Accurate and rapid determination of inorganic carbon constituents in ocean environments is important for understanding the carbon cycle, especially in the context of ocean-acidification research. A microsensor capable of directly measuring carbonate ion (CO₃ ^2–) concentrations would be desirable. In this study, a carbonate microsensor with a polymeric liquid membrane was fabricated, and two calibration methods were used to evaluate its performance. The first method was based on continuous titration. Small increments of HCl were added to seawater or Na₂CO₃ solution to adjust the total alkalinity and pH values and thus obtain a series of carbonate concentrations. The second method used a series of discrete standards. Varying amounts of HCl or NaOH were added to separate seawater aliquots, and the CO₃ ^2– concentration of each standard was calculated from the resulting total alkalinity and total dissolved inorganic carbon.

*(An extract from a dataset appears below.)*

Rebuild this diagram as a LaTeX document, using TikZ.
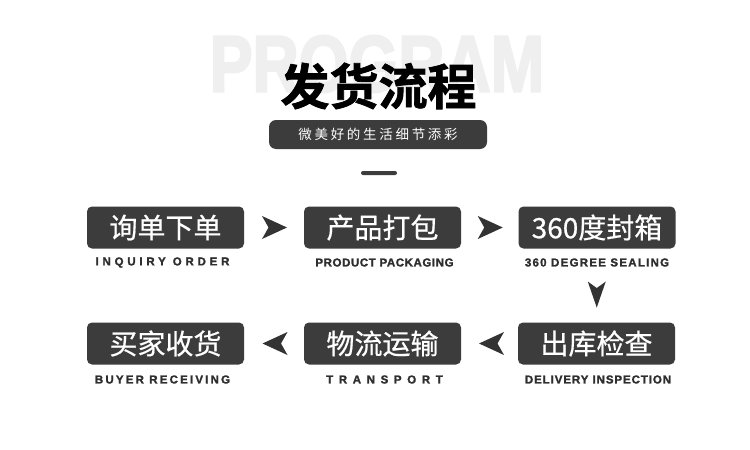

Both methods were found to be adequate for achieving accurate calibration of the CO₃ ^2– sensor, and both are suitable for field work. The discrete standards method, however, is more convenient and may provide a better linear range at low CO₃ ^2– concentrations (detection range: 2–300 μmol/kg) than the continuous titration method in seawater (detection range: 10–250 μmol/kg). This CO₃ ^2– microsensor can be used for 5–7 d and detects changes in carbonate concentration as low as 2 μmol/kg in the inorganic carbon constituents of the environments where marine calcareous organisms grow. The CO₃ ^2– microelectrode was further assessed by applying it to the measurement of pore-water CO₃ ^2– concentration profiles in a marine sediment core.